Sunday, November 11, 2007

No Country for Old Men

Wow. That's basically my review for Ethan and Joel Coen's return to the big screen. And have they ever returned in a big way--to their roots which started with Blood Simple. Violence, betrayal, murder and a truly morbid sense of humor. That was what worked in Blood Simple and it works for them again in No Country for Old Men. I can now forgive them for The Ladykillers, Intolerable Cruelty (which was so intolerable for me that I couldn't get through the whole movie even after three separate tries) and O Brother, Where Art Thou? OK, the last one wasn't THAT bad, but it certainly didn't live up to the standards set by Raising Arizona, The Big Lebowski, Fargo or The Man Who Wasn't There. That was the Coen Brothers I know and love--and boy are they ever back!

The story is basically this: a drug deal gone bad, a not so innocent bystander stumbles upon two million dollars worth of drug money and is hunted by various and deadly serious (or perhaps more accurately seriously deadly) parties to get the money back. Or as it's put in the movie: "It's a mess, ain't it Sheriff? If it ain't it'll do 'til a mess gets here." Josh Brolin is terrific as Llewelyn Moss, who sets off the violent chain of events when he finds a case filled with money. He is hunted by a stupendously creepy Javier Bardem. Freddy Krueger, Jason and a herd of flesh-eating zombies don't come close to the scariness that is Bardem's portrayal of Anton Chigurh. A craggy Tommy Lee Jones plays the world-weary, but worldly-wise Sheriff Ed Tom Bell and Garret Dillahunt does a fine job as his deputy, Wendell.

With a great cast that also includes brief appearances by Woody Harrelson playing a mercenary named Wells sent to "control" the uncontrollable Chigurh and Stephen Root as the man who hires Wells (seriously--that's his IMDB credit!), I have to remark on the remarkable Garret Dillahunt. I first notice him in The Assassination of Jesse James by the Coward Robert Ford and thought--who is this guy? Where have I seen him before? Fact is despite a long list of supporting roles, I had NOT seen him before--but since then I've been seeing a lot of him. Just weeks later, he was guest starring in an episode of Life and last night I caught him when I watched The Believer on DVD. He does great work and I'm looking forward to seeing more of him on screen.

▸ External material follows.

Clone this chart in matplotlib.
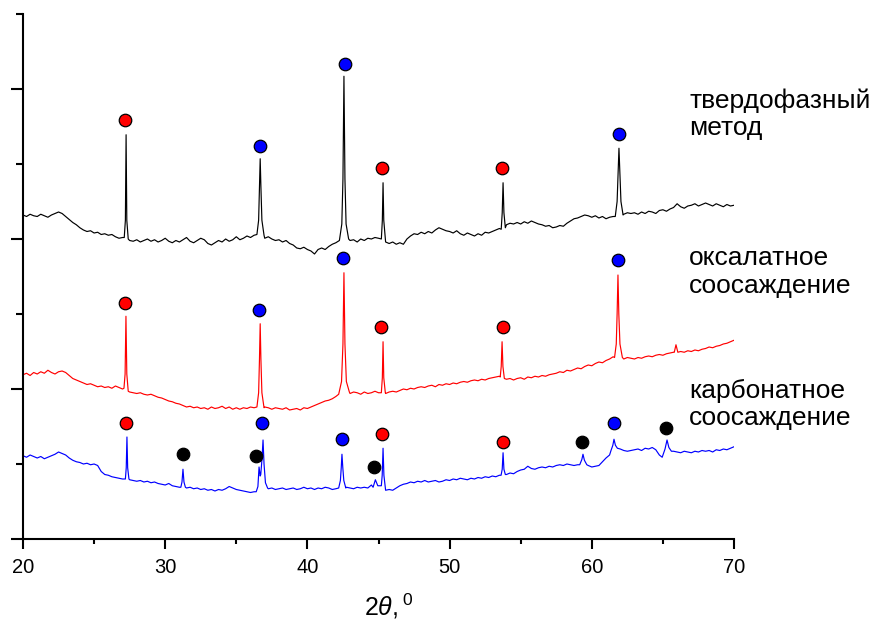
import numpy as np
import matplotlib
matplotlib.use('Agg')
import matplotlib.pyplot as plt

plt.rcParams['font.family'] = ['Liberation Sans', 'DejaVu Sans']
plt.rcParams['mathtext.fontset'] = 'custom'
plt.rcParams['mathtext.it'] = 'Liberation Sans:italic'
plt.rcParams['mathtext.rm'] = 'Liberation Sans'

# ---------------- data ----------------
grid_start = 20.0
grid_step = 0.25

# baseline intensities (a.u.) sampled every 0.25 deg from 20 to 70
black_base = [
    4.32, 4.30, 4.33, 4.31,  4.30, 4.33, 4.31, 4.29,  4.32, 4.34, 4.36, 4.34,
    4.30, 4.26, 4.22, 4.19,  4.15, 4.12, 4.10, 4.11,  4.08, 4.09, 4.06, 4.07,
    4.05, 4.06, 4.03, 4.01,  4.02, 4.00, 3.98, 3.97,  3.99, 3.96, 3.98, 4.00,
    3.97, 3.99, 3.96, 3.98,  4.01, 3.97, 3.95, 3.98,  3.96, 3.99, 4.02, 3.97,
    3.95, 3.98, 4.01, 3.99,  3.94, 3.92, 3.95, 3.98,  3.96, 4.00, 3.97, 3.99,
    4.03, 3.99, 4.01, 4.04,  4.02, 4.05, 4.06, 4.03,  4.01, 4.03, 4.00, 3.98,
    3.99, 3.96, 3.98, 3.94,  3.92, 3.88, 3.87, 3.89,  3.86, 3.84, 3.80, 3.86,
    3.88, 3.86, 3.90, 3.93,  3.95, 3.97, 4.00, 3.99,  3.98, 3.99, 3.96, 4.00,
    3.98, 4.01, 4.00, 4.02,  4.01, 3.99, 3.96, 3.94,  3.96, 3.93, 3.95, 3.93,
    4.00, 4.04, 4.07, 4.06,  4.09, 4.07, 4.10, 4.08,  4.12, 4.15, 4.13, 4.11,
    4.10, 4.08, 4.11, 4.07,  4.05, 4.08, 4.06, 4.04,  4.07, 4.05, 4.09, 4.08,
    4.10, 4.12, 4.14, 4.17,  4.19, 4.21, 4.20, 4.22,  4.20, 4.23, 4.21, 4.24,
    4.22, 4.20, 4.19, 4.17,  4.18, 4.15, 4.16, 4.18,  4.17, 4.21, 4.24, 4.27,
    4.28, 4.30, 4.32, 4.31,  4.29, 4.31, 4.28, 4.30,  4.27, 4.29, 4.30, 4.33,
    4.31, 4.33, 4.35, 4.34,  4.35, 4.33, 4.36, 4.34,  4.37, 4.36, 4.34, 4.38,
    4.39, 4.37, 4.40, 4.42,  4.47, 4.43, 4.41, 4.44,  4.45, 4.47, 4.44, 4.46,
    4.48, 4.46, 4.44, 4.47,  4.45, 4.43, 4.46, 4.44,  4.45,
]
red_base = [
    2.19, 2.21, 2.18, 2.22,  2.20, 2.23, 2.21, 2.25,  2.22, 2.20, 2.23, 2.24,
    2.22, 2.18, 2.14, 2.12,  2.10, 2.08, 2.06, 2.07,  2.05, 2.03, 2.04, 2.02,
    2.03, 2.01, 2.04, 2.02,  2.00, 1.98, 1.96, 1.95,  1.94, 1.95, 1.93, 1.92,
    1.93, 1.91, 1.89, 1.88,  1.86, 1.84, 1.83, 1.81,  1.80, 1.78, 1.76, 1.77,
    1.75, 1.76, 1.74, 1.75,  1.73, 1.76, 1.74, 1.75,  1.77, 1.74, 1.76, 1.73,
    1.75, 1.73, 1.75, 1.74,  1.76, 1.75, 1.75, 1.74,  1.76, 1.75, 1.73, 1.75,
    1.74, 1.73, 1.75, 1.72,  1.73, 1.74, 1.72, 1.75,  1.74, 1.76, 1.78, 1.80,
    1.82, 1.84, 1.85, 1.87,  1.90, 1.92, 1.94, 1.95,  1.94, 1.96, 1.95, 1.93,
    1.96, 1.94, 1.95, 1.97,  1.95, 1.94, 1.94, 1.96,  1.97, 1.96, 1.98, 2.00,
    1.99, 2.01, 2.00, 2.02,  2.03, 2.02, 2.04, 2.05,  2.03, 2.06, 2.05, 2.07,
    2.06, 2.08, 2.07, 2.09,  2.10, 2.09, 2.11, 2.12,  2.11, 2.13, 2.12, 2.14,
    2.15, 2.16, 2.17, 2.15,  2.13, 2.14, 2.12, 2.14,  2.15, 2.13, 2.16, 2.15,
    2.17, 2.16, 2.18, 2.17,  2.19, 2.20, 2.21, 2.23,  2.22, 2.25, 2.24, 2.26,
    2.28, 2.27, 2.30, 2.32,  2.31, 2.34, 2.36, 2.35,  2.38, 2.40, 2.43, 2.42,
    2.41, 2.40, 2.42, 2.41,  2.40, 2.42, 2.41, 2.43,  2.44, 2.43, 2.45, 2.46,
    2.45, 2.47, 2.48, 2.49,  2.48, 2.50, 2.49, 2.51,  2.50, 2.52, 2.51, 2.53,
    2.54, 2.56, 2.55, 2.57,  2.58, 2.60, 2.61, 2.63,  2.65,
]
blue_base = [
    1.11, 1.09, 1.12, 1.10,  1.08, 1.10, 1.07, 1.09,  1.11, 1.13, 1.16, 1.14,
    1.12, 1.08, 1.05, 1.03,  1.02, 1.00, 1.01, 0.99,  1.00, 0.98, 0.90, 0.86,
    0.85, 0.83, 0.82, 0.81,  0.80, 0.80, 0.79, 0.78,  0.77, 0.78, 0.76, 0.77,
    0.75, 0.76, 0.74, 0.73,  0.72, 0.74, 0.71, 0.70,  0.69, 0.70, 0.68, 0.69,
    0.67, 0.68, 0.66, 0.67,  0.65, 0.66, 0.64, 0.66,  0.65, 0.67, 0.70, 0.68,
    0.66, 0.65, 0.64, 0.63,  0.62, 0.63, 0.64, 0.66,  0.68, 0.67, 0.68, 0.66,
    0.67, 0.68, 0.66, 0.67,  0.68, 0.66, 0.67, 0.69,  0.67, 0.68, 0.66, 0.68,
    0.67, 0.69, 0.68, 0.66,  0.67, 0.68, 0.68, 0.69,  0.68, 0.67, 0.69, 0.68,
    0.69, 0.68, 0.72, 0.70,  0.71, 0.68, 0.65, 0.66,  0.65, 0.68, 0.71, 0.73,
    0.74, 0.76, 0.75, 0.77,  0.76, 0.78, 0.76, 0.77,  0.78, 0.76, 0.77, 0.79,
    0.78, 0.80, 0.79, 0.81,  0.80, 0.79, 0.81, 0.80,  0.82, 0.81, 0.83, 0.82,
    0.84, 0.83, 0.85, 0.85,  0.86, 0.88, 0.87, 0.90,  0.92, 0.93, 0.97, 0.94,
    0.93, 0.95, 0.96, 0.95,  0.97, 0.96, 0.98, 0.99,  0.98, 1.00, 0.99, 0.98,
    0.99, 0.99, 0.99, 0.98,  0.96, 0.97, 0.98, 1.03,  1.08, 1.12, 1.17, 1.22,
    1.20, 1.18, 1.17, 1.18,  1.19, 1.20, 1.18, 1.21,  1.20, 1.22, 1.19, 1.12,
    1.10, 1.16, 1.18, 1.17,  1.16, 1.15, 1.17, 1.16,  1.15, 1.17, 1.16, 1.18,
    1.17, 1.18, 1.16, 1.19,  1.18, 1.20, 1.19, 1.21,  1.23,
]

# diffraction peaks (2theta, intensity) for each pattern
black_peak_x = [
    [27.12, 27.20, 27.25, 27.30, 27.40],
    [36.45, 36.57, 36.63, 36.68, 36.73, 36.80, 36.95],
    [42.25, 42.42, 42.50, 42.57, 42.64, 42.72, 42.90],
    [45.20, 45.27, 45.32, 45.37, 45.48],
    [53.63, 53.70, 53.76, 53.82, 53.92],
    [61.65, 61.78, 61.85, 61.91, 61.97, 62.05, 62.20],
]
black_peak_y = [
    [4.02, 4.25, 5.39, 4.25, 4.00],
    [4.06, 4.25, 4.70, 5.07, 4.70, 4.25, 4.05],
    [3.98, 4.20, 4.80, 6.17, 4.80, 4.20, 4.00],
    [4.00, 4.25, 4.75, 4.25, 3.99],
    [4.13, 4.35, 4.75, 4.35, 4.15],
    [4.30, 4.50, 4.90, 5.21, 4.90, 4.50, 4.32],
]
red_peak_x = [
    [27.10, 27.18, 27.24, 27.30, 27.40],
    [36.45, 36.57, 36.63, 36.68, 36.73, 36.80, 36.95],
    [42.20, 42.40, 42.50, 42.57, 42.64, 42.74, 42.95],
    [45.20, 45.27, 45.32, 45.37, 45.48],
    [53.56, 53.63, 53.69, 53.75, 53.85],
    [61.60, 61.72, 61.78, 61.84, 61.90, 61.98, 62.15],
    [65.80, 65.92, 66.05],
]
red_peak_y = [
    [2.01, 2.20, 2.97, 2.20, 1.97],
    [1.76, 1.95, 2.40, 2.87, 2.40, 1.95, 1.75],
    [1.93, 2.10, 2.60, 3.55, 2.60, 2.10, 1.96],
    [1.95, 2.15, 2.63, 2.15, 1.95],
    [2.16, 2.30, 2.63, 2.30, 2.14],
    [2.42, 2.60, 3.00, 3.52, 3.00, 2.60, 2.42],
    [2.49, 2.59, 2.49],
]
blue_peak_x = [
    [27.20, 27.26, 27.31, 27.36, 27.45],
    [31.10, 31.18, 31.25, 31.32, 31.42],
    [36.40, 36.52, 36.60, 36.68, 36.72, 36.80, 36.88, 36.95, 37.05, 37.20],
    [42.20, 42.32, 42.38, 42.43, 42.49, 42.56, 42.70],
    [44.62, 44.78, 44.95],
    [45.20, 45.26, 45.32, 45.38, 45.48],
    [53.62, 53.70, 53.76, 53.82, 53.92],
    [59.15, 59.30, 59.38, 59.48, 59.65],
    [61.35, 61.48, 61.56, 61.66, 61.80],
    [64.95, 65.15, 65.29, 65.42, 65.60],
]
blue_peak_y = [
    [0.80, 0.95, 1.36, 0.95, 0.80],
    [0.69, 0.76, 0.93, 0.76, 0.69],
    [0.63, 0.70, 0.96, 0.84, 0.86, 1.05, 1.32, 1.00, 0.75, 0.68],
    [0.68, 0.78, 0.95, 1.13, 0.95, 0.78, 0.68],
    [0.69, 0.79, 0.71],
    [0.71, 0.85, 1.21, 0.85, 0.68],
    [0.85, 0.93, 1.15, 0.93, 0.86],
    [0.99, 1.06, 1.13, 1.05, 0.99],
    [1.18, 1.25, 1.33, 1.25, 1.21],
    [1.09, 1.20, 1.32, 1.22, 1.17],
]

# phase markers
red_dot_x = [27.17, 45.25, 53.68, 27.17, 45.18, 53.76, 27.24, 45.25, 53.76]
red_dot_y = [5.59, 4.95, 4.95, 3.15, 2.83, 2.83, 1.55, 1.40, 1.29]
blue_dot_x = [36.67, 42.64, 61.91, 36.60, 42.50, 61.84, 36.81, 42.43, 61.56]
blue_dot_y = [5.24, 6.33, 5.40, 3.05, 3.75, 3.72, 1.55, 1.33, 1.55]
black_dot_x = [31.25, 36.39, 44.68, 59.31, 65.22]
black_dot_y = [1.13, 1.11, 0.96, 1.29, 1.48]

x_ticks = [20, 30, 40, 50, 60, 70]
x_minor = [25, 35, 45, 55, 65]

labels = [
    ('твердофазный', 'метод'),
    ('оксалатное', 'соосаждение'),
    ('карбонатное', 'соосаждение'),
]


def build_trace(base, peak_x, peak_y):
    bx = grid_start + grid_step * np.arange(len(base))
    by = np.asarray(base, dtype=float)
    keep = np.ones(len(bx), dtype=bool)
    for px in peak_x:
        keep &= ~((bx >= min(px)) & (bx <= max(px)))
    xs = list(bx[keep])
    ys = list(by[keep])
    for px, py in zip(peak_x, peak_y):
        xs.extend(px)
        ys.extend(py)
    order = np.argsort(xs, kind='stable')
    return np.asarray(xs)[order], np.asarray(ys)[order]


# ---------------- figure ----------------
W, H = 871, 624
fig = plt.figure(figsize=(W / 100, H / 100), dpi=100)
ax = fig.add_axes([23 / W, 85 / H, 711 / W, 525 / H])

for base, pxs, pys, col in [
    (black_base, black_peak_x, black_peak_y, 'black'),
    (red_base, red_peak_x, red_peak_y, '#ff0000'),
    (blue_base, blue_peak_x, blue_peak_y, '#0000ff'),
]:
    tx, ty = build_trace(base, pxs, pys)
    ax.plot(tx, ty, color=col, lw=0.85, zorder=2)

mk = dict(linestyle='none', marker='o', markersize=9, markeredgecolor='black',
          markeredgewidth=0.9, zorder=4, clip_on=False)
ax.plot(red_dot_x, red_dot_y, markerfacecolor='#ff0000', **mk)
ax.plot(blue_dot_x, blue_dot_y, markerfacecolor='#0000ff', **mk)
ax.plot(black_dot_x, black_dot_y, markerfacecolor='black', **mk)

ax.set_xlim(20, 70)
ax.set_ylim(0, 7)
ax.set_xticks(x_ticks)
ax.set_xticks(x_minor, minor=True)
ax.set_yticks([0, 2, 4, 6])
ax.set_yticks([1, 3, 5, 7], minor=True)
ax.tick_params(axis='y', which='both', labelleft=False)
ax.tick_params(axis='both', which='major', direction='out', width=1.5, labelsize=14.5)
ax.tick_params(axis='x', which='major', length=7.5, pad=6)
ax.tick_params(axis='x', which='minor', direction='out', length=3.8, width=1.5)
ax.tick_params(axis='y', which='major', length=8.5)
ax.tick_params(axis='y', which='minor', direction='out', length=4.8, width=1.5)
for s in ['top', 'right']:
    ax.spines[s].set_visible(False)
for s in ['left', 'bottom']:
    ax.spines[s].set_linewidth(1.5)

ax.set_xlabel(r'$\mathit{2\theta,}^{\mathit{0}}$', fontsize=18, labelpad=13)
ax.xaxis.set_label_coords(0.515, -0.1)

baselines = [(108, 135), (265, 293), (398, 425)]
for (l1, l2), (b1, b2) in zip(labels, baselines):
    fig.text(689 / W, 1 - b1 / H, l1, fontsize=19, va='baseline', ha='left')
    fig.text(689 / W, 1 - b2 / H, l2, fontsize=19, va='baseline', ha='left')

fig.savefig('out.png', dpi=100)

The cinematographer was by Roger Deakins--who seems to excel at capturing the expanse and harsh topography of the west as he was also responsible for the gorgeous work on the Jesse James flick as well. The script, based on a novel by Cormac McCarthy, is sharp, well-paced and laced with the Coen Brothers trademark dark humor. For example this exchange between Sheriff Ed Tom Bell (Jones) and his deputy, Wendell (Dillahunt):

Yessir, his vehicle. Man killed Lamar's
deputy, took his, car, killed someone
on the highway, swapped for his car,
and now here it is and he's swapped
again for god knows what.

That's very linear Sheriff.

Well. Old age flattens a man.
Later, when the two come upon the crime scene of the drug deal gone wrong in the desert, Wendell notices two of the dead wearing suits and says, "These boys appear to be managerial." And toward the end of the film, Llewelyn's wife Carla Jean calls the Sheriff for help, but first asks if the story he told her as a warning to what might happen to Llewelyn was true to which Bell replies, "Well, I, uh...True story? I couldn't swear to ever detail's certainly true that it is a story." And it is certainly true that No Country for Old Men is a story as well--and what a story it is! A definite must-see.